The parliamentary inquiry was also assured by the UEA that the quality of the science would be reviewed by another inquiry to be headed by Lord Oxburgh. Yet Lord Oxburgh’s panel handed down a short report which did not examine the quality of the science at all.
The panel simply reviewed a selection of CRU papers — selected by the UEA itself — and pronounced itself satisfied that the scientific process was fair and proper. The chairman of the parliamentary committee, Labor legislator Phil Willis, told the BBC he “could not believe” this “sleight of hand.”
Yet this cursory review suggested deeper problems. In his review of the hockey stick itself, according to the Guardian newspaper, the panel’s statistician David Hand said that the scientists had used inappropriate statistical methods. Hockey stick co-author Michael Mann of Penn State University dismissed this as a “rogue opinion.”
The final review, conducted by former bureaucrat Sir Muir Russell, was compromised from the start. Its chief scientist, while purporting to be independent, was a former staff member of the CRU. Once again, it failed to interview the chief critics.
This panel did not examine the other e-mails on the CRU server, as it was supposed to do. It cleared the scientists of perverting the peer review process simply because their efforts did not succeed, thereby ignoring their clear intent as expressed in the e-mails.
Further, the inquiry failed to ask the most basic questions of the CRU scientists, such as whether Professor Phil Jones had actually deleted inconvenient e-mails. Britain’s freedom of information office said that the Cimategate e-mails provided the most cogent evidence imaginable that there had been efforts to avoid FOI requirements, yet the Muir Russell review did not investigate this appropriately.

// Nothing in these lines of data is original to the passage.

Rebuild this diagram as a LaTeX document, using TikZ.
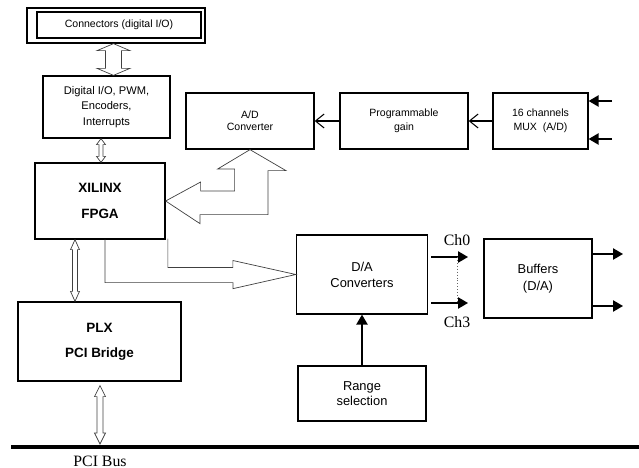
\documentclass[tikz,border=0pt]{standalone}
\usepackage{fontspec}
\setmainfont{Liberation Serif}
\setsansfont{Liberation Sans}
\usetikzlibrary{arrows.meta,calc}

\newcommand{\fsz}[2]{\fontsize{#1}{#2}\selectfont}
% hollow two-headed bus arrow: top end, bottom end, head half width, shaft half width, head length
\newcommand{\busarrow}[5]{%
  \draw[hollow] (#1) -- ++(#3,#5) -- ++({#4-#3},0) -- ($(#2)+(#4,-#5)$)
    -- ++({#3-#4},0) -- (#2) -- ++(-#3,-#5) -- ++({#3-#4},0)
    -- ($(#1)+(-#4,#5)$) -- ++({#4-#3},0) -- cycle;}

\begin{document}
\begin{tikzpicture}[x=0.3mm,y=-0.3mm,
    box/.style n args={2}{draw,line width=1.1pt,minimum width=#1*0.3mm,minimum height=#2*0.3mm,
      inner sep=0pt,align=center,font=\sffamily\fsz{9}{12}},
    hollow/.style={draw=black!75,line width=0.6pt},
    sig/.style={line width=1.2pt,-{Triangle[length=3mm,width=3.4mm]}},
    barb/.style={line width=1.1pt,-{Straight Barb[length=2.6mm,width=4.2mm,line width=0.9pt]}},
    lbl/.style={font=\fsz{13.5}{15}}]
    \useasboundingbox (0,0) rectangle (639,468);

    % blocks
    \node[box={178}{35}] (connframe) at (116,25.5) {};
    \node[box={164}{26}] (conn) at (119,25) {Connectors (digital I/O)};
    \node[box={127}{62},font=\sffamily\fsz{9.5}{13.5}] (dio) at (106.5,107) {Digital I/O, PWM,\\Encoders,\\Interrupts};
    \node[box={130}{76},font=\sffamily\bfseries\fsz{11.5}{22}] (fpga) at (100,201) {XILINX\\FPGA};
    \node[box={163}{79},font=\sffamily\bfseries\fsz{11.5}{21}] (plx) at (99.5,341.5) {PLX\\PCI Bridge};
    \node[box={128}{56},font=\sffamily\fsz{9}{10.5}] (adc) at (250,121) {A/D\\Converter};
    \node[box={128}{56}] (pga) at (404,121) {Programmable\\gain};
    \node[box={95}{56}] (mux) at (540.5,121) {16 channels\\MUX\ \ (A/D)};
    \node[box={131}{79},font=\sffamily\fsz{11}{13.5}] (dac) at (362,274.5) {D/A\\Converters};
    \node[box={108}{79},font=\sffamily\fsz{11}{15}] (buf) at (538,278.5) {Buffers\\(D/A)};
    \node[box={128}{55},font=\sffamily\fsz{11}{13}] (range) at (362,393.5) {Range\\selection};

    % labels
    \node[lbl] (ch0) at (457,240) {Ch0};
    \node[lbl] (ch3) at (457,322) {Ch3};
    \node[lbl] (pcibus) at (100,461) {PCI Bus};

    % PCI bus
    \coordinate (busL) at (11,447);
    \coordinate (busR) at (639,447);
    \draw[line width=2.8pt] (busL) -- (busR);

    % analog input chain
    \draw[barb] (pga.west) -- (adc.east);
    \draw[barb] (mux.west) -- (pga.east);
    \coordinate (in1) at (612,101);
    \coordinate (in2) at (612,139);
    \draw[sig] (in1) -- (in1 -| mux.east);
    \draw[sig] (in2) -- (in2 -| mux.east);

    % analog outputs
    \coordinate (ch0e) at (468,257);
    \coordinate (ch3e) at (468,303);
    \draw[sig] ($(ch0e -| dac.east)+(3,0)$) -- (ch0e);
    \draw[sig] ($(ch3e -| dac.east)+(3,0)$) -- (ch3e);
    \draw[dotted,black!60,line width=0.5pt] (ch0 |- ch0e) -- (ch3 |- ch3e);
    \coordinate (out1) at (623,254);
    \coordinate (out2) at (623,306);
    \draw[sig] (out1 -| buf.east) -- (out1);
    \draw[sig] (out2 -| buf.east) -- (out2);
    \draw[sig] (range.north) -- (dac.south);

    % bus arrows
    \coordinate (b1t) at ($(connframe.south)+(-2.5,0)$);
    \coordinate (b1b) at ($(dio.north)+(7,0)$);
    \busarrow{b1t}{b1b}{16.5}{8}{7}
    \coordinate (b2t) at ($(dio.south)+(-5.5,0)$);
    \coordinate (b2b) at ($(fpga.north)+(1,0)$);
    \busarrow{b2t}{b2b}{4.5}{2}{6}
    \coordinate (b3t) at ($(fpga.south)+(-25,0)$);
    \coordinate (b3b) at ($(plx.north)+(-24.5,0)$);
    \busarrow{b3t}{b3b}{4.5}{2.5}{10}
    \coordinate (b4t) at ($(plx.south)+(0.5,4)$);
    \coordinate (b4b) at ($(plx.south |- busL)+(0.5,-3)$);
    \busarrow{b4t}{b4b}{5.5}{3}{11}

    % FPGA <-> A/D
    \draw[hollow] (fpga.east) -- ++(35,-19) -- ++(0,9) -- ++(34,0) -- ++(0,-22) -- ++(-17,0)
      -- (adc.south) -- ++(36,21) -- ++(-18,0) -- ++(0,44) -- ++(-68,0) -- ++(0,9) -- cycle;
    % FPGA -> D/A
    \draw[hollow] ($(fpga.south)+(5,0)$) -- ++(0,43) -- ++(128,0) -- ++(0,6) -- (dac.west)
      -- ++(-63,-14) -- ++(0,7) -- ++(-65,0) -- ++(0,-29);
\end{tikzpicture}
\end{document}
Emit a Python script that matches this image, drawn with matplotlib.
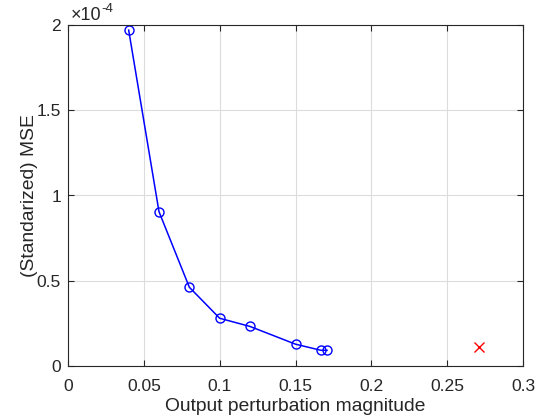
import numpy as np
import matplotlib
matplotlib.use('Agg')
import matplotlib.pyplot as plt
from matplotlib.transforms import offset_copy

plt.rcParams['font.family'] = ['Liberation Sans', 'DejaVu Sans']

# data
magnitude = [0.04, 0.06, 0.08, 0.10, 0.12, 0.15, 0.1668, 0.1708]
mse = [1.97e-4, 0.905e-4, 0.462e-4, 0.28e-4, 0.232e-4, 0.128e-4, 0.092e-4, 0.092e-4]
outlier_x = [0.271]
outlier_y = [0.111e-4]

fig = plt.figure(figsize=(5.46, 4.19), dpi=100)
ax = fig.add_axes([68/546, 1 - 366/419, (523 - 68)/546, (366 - 25)/419])

ax.plot(magnitude, mse, 'b-o', markerfacecolor='none', markersize=6.5, linewidth=1.1, markeredgewidth=1.0)
ax.plot(outlier_x, outlier_y, 'rx', markersize=7, markeredgewidth=1.0)

ax.set_xlim(0, 0.3)
ax.set_ylim(0, 2e-4)
ax.set_xticks(np.arange(0, 0.31, 0.05))
ax.set_xticklabels(['0', '0.05', '0.1', '0.15', '0.2', '0.25', '0.3'])
ax.set_yticks([0, 0.5e-4, 1e-4, 1.5e-4, 2e-4])
ax.set_yticklabels(['0', '0.5', '1', '1.5', '2'])

# MATLAB-style exponent above the y axis
t1 = offset_copy(ax.transAxes, fig=fig, x=3, y=5, units='dots')
ax.text(0, 1.0, '\u00d710', transform=t1, ha='left', va='baseline',
        fontsize=13, color='#262626')
t2 = offset_copy(ax.transAxes, fig=fig, x=33, y=13, units='dots')
ax.text(0, 1.0, '-4', transform=t2, ha='left', va='baseline',
        fontsize=9.5, color='#262626')

ax.grid(True, color='#dcdcdc', linewidth=0.8)
ax.set_axisbelow(True)
ax.tick_params(direction='in', length=4, colors='#262626', labelsize=12.6, top=True, right=True)
ax.tick_params(axis='x', pad=9)
ax.tick_params(axis='y', pad=5)
for s in ax.spines.values():
    s.set_color('#262626')
    s.set_linewidth(0.8)

ax.set_xlabel('Output perturbation magnitude', fontsize=13.9, color='#262626', labelpad=3)
ax.set_ylabel('(Standarized) MSE', fontsize=13.9, color='#262626', labelpad=-1)

fig.savefig('out.png', dpi=100)
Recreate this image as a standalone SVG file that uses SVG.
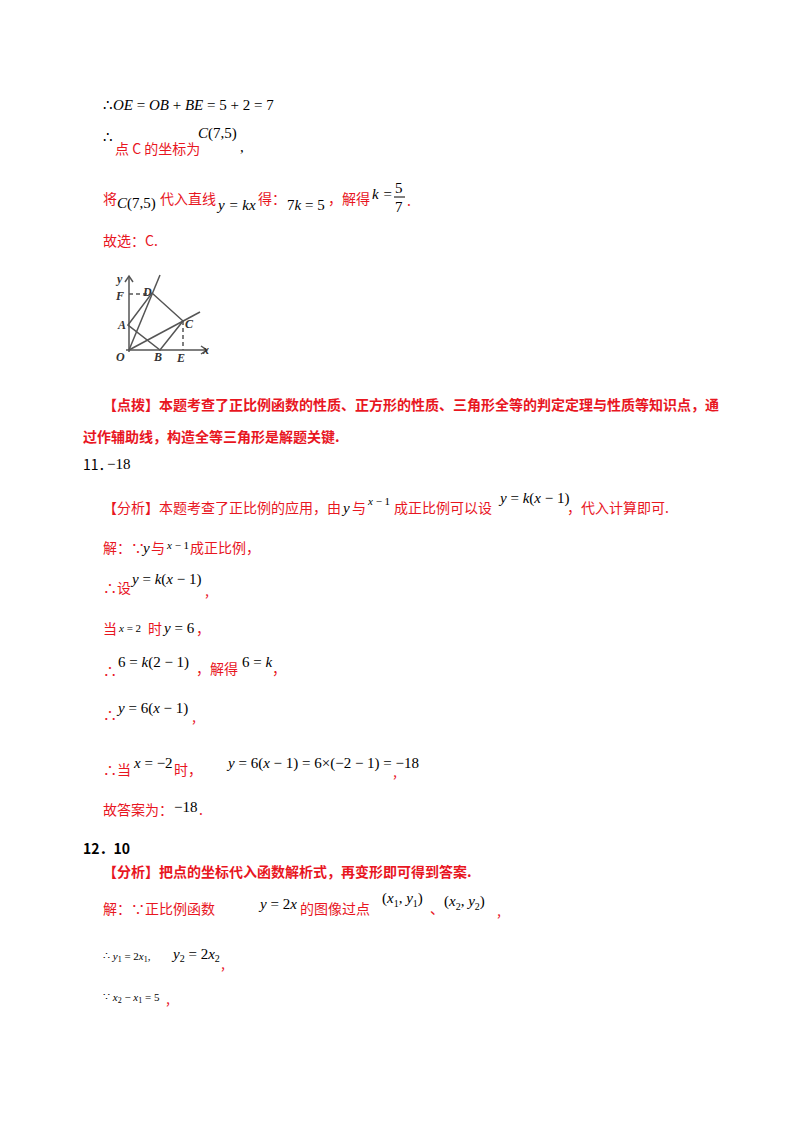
<svg xmlns="http://www.w3.org/2000/svg" width="800" height="1132" viewBox="0 0 800 1132">
<style>
.m{font-family:"Liberation Serif",serif;font-size:15px;fill:#000}
.i{font-style:italic}
.r{font-family:"Noto Sans CJK SC","Liberation Sans",sans-serif;font-size:14px;fill:#e8161f}
.b{font-family:"Noto Sans CJK SC","Liberation Sans",sans-serif;font-size:14px;fill:#000}
.s{font-size:11px}
.g{stroke:#555;stroke-width:1.5;fill:none}
.lb{font-family:"Liberation Serif",serif;font-style:italic;font-weight:bold;font-size:12px;fill:#333}
</style>
<rect width="800" height="1132" fill="#fff"/>
<text class="m" x="103" y="110">∴<tspan class="i">OE</tspan> = <tspan class="i">OB</tspan> + <tspan class="i">BE</tspan> = 5 + 2 = 7</text>
<text class="m" x="103" y="142">∴</text>
<text class="r" x="115" y="154">点 C 的坐标为</text>
<text class="m" x="198" y="138"><tspan class="i">C</tspan>(7,5)</text>
<text class="m" x="240" y="152">,</text>
<text class="r" x="103" y="204">将</text>
<text class="m" x="117" y="208"><tspan class="i">C</tspan>(7,5)</text>
<text class="r" x="160" y="204">代入直线</text>
<text class="m i" x="218" y="210">y = kx</text>
<text class="r" x="258" y="204">得：</text>
<text class="m" x="287" y="210">7<tspan class="i">k</tspan> = 5</text>
<text class="r" x="328" y="204">，解得</text>
<text class="m i" x="372" y="199">k =</text>
<text class="m" x="395" y="193">5</text>
<line x1="394" y1="197" x2="405" y2="197" stroke="#000" stroke-width="1"/>
<text class="m" x="395" y="212">7</text>
<text class="r" x="407" y="206">.</text>
<text class="r" x="103" y="246">故选：C.</text>
<g id="figure">
<line class="g" x1="129" y1="352" x2="129" y2="276"/>
<polyline class="g" points="125,282 129,276 133,282"/>
<line class="g" x1="126" y1="350" x2="207" y2="350"/>
<polyline class="g" points="201,346 207,350 201,354"/>
<line class="g" x1="129" y1="350" x2="160" y2="275"/>
<line class="g" x1="129" y1="350" x2="200" y2="312"/>
<polygon class="g" points="128,325 152,293 183,321 160,350"/>
<line class="g" x1="129" y1="294" x2="150" y2="294" stroke-dasharray="4,3"/>
<line class="g" x1="183" y1="321" x2="183" y2="350" stroke-dasharray="4,3"/>
<text class="lb" x="117" y="283">y</text>
<text class="lb" x="116" y="300">F</text>
<text class="lb" x="143" y="296">D</text>
<text class="lb" x="118" y="329">A</text>
<text class="lb" x="185" y="328">C</text>
<text class="lb" x="116" y="361">O</text>
<text class="lb" x="154" y="361">B</text>
<text class="lb" x="177" y="362">E</text>
<text class="lb" x="203" y="354">x</text>
</g>
<text class="r" x="103" y="410" font-weight="bold">【点拨】本题考查了正比例函数的性质、正方形的性质、三角形全等的判定定理与性质等知识点，通</text>
<text class="r" x="83" y="442" font-weight="bold">过作辅助线，构造全等三角形是解题关键.</text>
<text class="b" x="83" y="470">11．</text>
<text class="m" x="107" y="469">−18</text>
<text class="r" x="103" y="513">【分析】本题考查了正比例的应用，由</text>
<text class="m i" x="343" y="513">y</text>
<text class="r" x="352" y="513">与</text>
<text class="m s" x="368" y="505"><tspan class="i">x</tspan> − 1</text>
<text class="r" x="394" y="513">成正比例可以设</text>
<text class="m" x="500" y="503"><tspan class="i">y</tspan> = <tspan class="i">k</tspan>(<tspan class="i">x</tspan> − 1)</text>
<text class="r" x="567" y="513">，代入计算即可.</text>
<text class="r" x="103" y="553">解：∵</text>
<text class="m i" x="143" y="553">y</text>
<text class="r" x="151" y="553">与</text>
<text class="m s" x="167" y="549"><tspan class="i">x</tspan> − 1</text>
<text class="r" x="190" y="553">成正比例，</text>
<text class="r" x="103" y="593">∴设</text>
<text class="m" x="132" y="584"><tspan class="i">y</tspan> = <tspan class="i">k</tspan>(<tspan class="i">x</tspan> − 1)</text>
<text class="r" x="205" y="596">,</text>
<text class="r" x="103" y="634">当</text>
<text class="m s" x="119" y="632"><tspan class="i">x</tspan> = 2</text>
<text class="r" x="148" y="634">时</text>
<text class="m" x="164" y="633"><tspan class="i">y</tspan> = 6</text>
<text class="r" x="196" y="634">，</text>
<text class="r" x="103" y="676">∴</text>
<text class="m" x="118" y="667">6 = <tspan class="i">k</tspan>(2 − 1)</text>
<text class="r" x="196" y="674">，解得</text>
<text class="m" x="242" y="667">6 = <tspan class="i">k</tspan></text>
<text class="r" x="272" y="674">，</text>
<text class="r" x="103" y="720">∴</text>
<text class="m" x="118" y="713"><tspan class="i">y</tspan> = 6(<tspan class="i">x</tspan> − 1)</text>
<text class="r" x="192" y="722">,</text>
<text class="r" x="103" y="775">∴当</text>
<text class="m" x="134" y="768"><tspan class="i">x</tspan> = −2</text>
<text class="r" x="174" y="775">时，</text>
<text class="m" x="228" y="768"><tspan class="i">y</tspan> = 6(<tspan class="i">x</tspan> − 1) = 6×(−2 − 1) = −18</text>
<text class="r" x="393" y="777">,</text>
<text class="r" x="103" y="815">故答案为：</text>
<text class="m" x="174" y="812">−18</text>
<text class="r" x="199" y="815">.</text>
<text class="b" x="83" y="854" font-weight="bold">12．10</text>
<text class="r" x="103" y="877" font-weight="bold">【分析】把点的坐标代入函数解析式，再变形即可得到答案.</text>
<text class="r" x="103" y="914">解：∵正比例函数</text>
<text class="m" x="260" y="909"><tspan class="i">y</tspan> = 2<tspan class="i">x</tspan></text>
<text class="r" x="300" y="914">的图像过点</text>
<text class="m" x="382" y="903" font-size="18">(<tspan class="i" font-size="15">x</tspan><tspan font-size="10" dy="4">1</tspan><tspan font-size="15" dy="-4">, </tspan><tspan class="i" font-size="15">y</tspan><tspan font-size="10" dy="4">1</tspan><tspan dy="-4">)</tspan></text>
<text class="r" x="430" y="914">、</text>
<text class="m" x="444" y="906" font-size="18">(<tspan class="i" font-size="15">x</tspan><tspan font-size="10" dy="4">2</tspan><tspan font-size="15" dy="-4">, </tspan><tspan class="i" font-size="15">y</tspan><tspan font-size="10" dy="4">2</tspan><tspan dy="-4">)</tspan></text>
<text class="r" x="497" y="916">,</text>
<text class="m s" x="103" y="960">∴ <tspan class="i">y</tspan><tspan font-size="8" dy="2">1</tspan><tspan dy="-2"> = 2</tspan><tspan class="i">x</tspan><tspan font-size="8" dy="2">1</tspan><tspan dy="-2">,</tspan></text>
<text class="m" x="173" y="959"><tspan class="i">y</tspan><tspan font-size="10" dy="3">2</tspan><tspan dy="-3"> = 2</tspan><tspan class="i">x</tspan><tspan font-size="10" dy="3">2</tspan></text>
<text class="r" x="221" y="969">,</text>
<text class="m s" x="103" y="1001">∵ <tspan class="i">x</tspan><tspan font-size="8" dy="2">2</tspan><tspan dy="-2"> − </tspan><tspan class="i">x</tspan><tspan font-size="8" dy="2">1</tspan><tspan dy="-2"> = 5</tspan></text>
<text class="r" x="166" y="1004">,</text>
</svg>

Even this inadequate investigation, however, found that the way the hockey stick graph was handled was misleading. Imagine what it — and the parliamentary committee — would have found if there had been some witnesses for the prosecution.
Those who hope that these inquiries exonerate global warming science are engaging in wishful thinking. The Climategate e-mails are still there for all to read and the questions they raise remain unanswered. Until there are answers, Climategate rolls on.